Rancher OS EC2 machines get stuck after a while

Hello,

I have provisioned a 2 machine RacnherOS (v0.4.5) cluster on EC2 using the Rancher UI AWS provisioning. After a while, generally less than 24 hours, one or the other machine seems to get stuck. In Rancher, the host is seen as “RECONNECTING”. While this happens, it becomes impossible to connect with ssh to the failing host. The only solution is to shutdown it through aws or even “force shutdown” it then restart it.

What size is your EC2 instance and what do you ahve running on it? Is the one that’s reconnecting also hosting rancher/server container?

I have a Rancher setup with RancherOS hosts and have never had that issue.
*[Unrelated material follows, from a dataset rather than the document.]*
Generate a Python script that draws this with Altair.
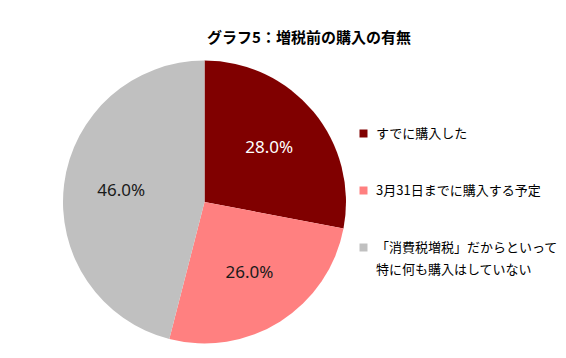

They are t2.medium with custom applications running using few resources. The rancher server is on a separate host.
Two particular things happened, though…
The first one was a misconfiguration of the security group of one of the hosts. I had the rancher-ecr-credentials service failing, causing other containers to continuously fail at starting. At first I thought it was the cause of the problem but then it happened after the problem was corrected.
Second thing is that I tried to use the glusterfs + glustr-convoy services. I then removed them but volumes are still visible in Rancher UI.
Apart from these two particularities, I do not see anything special with my setup. I monitor the EC2 CPU credits to check that they are not going down. Balance is positive.
Is there any log to check after the reboot, apart from agent log ?

There are 2 location of agent logs. The docker logs as well as more detailed logs.

http://docs.rancher.com/rancher/latest/en/faqs/agents/#agent-logs

We just released v0.5.0 of RancherOS and would be curious if you upgraded and still had this issue. There were major refactoring changes in our RancherOS release.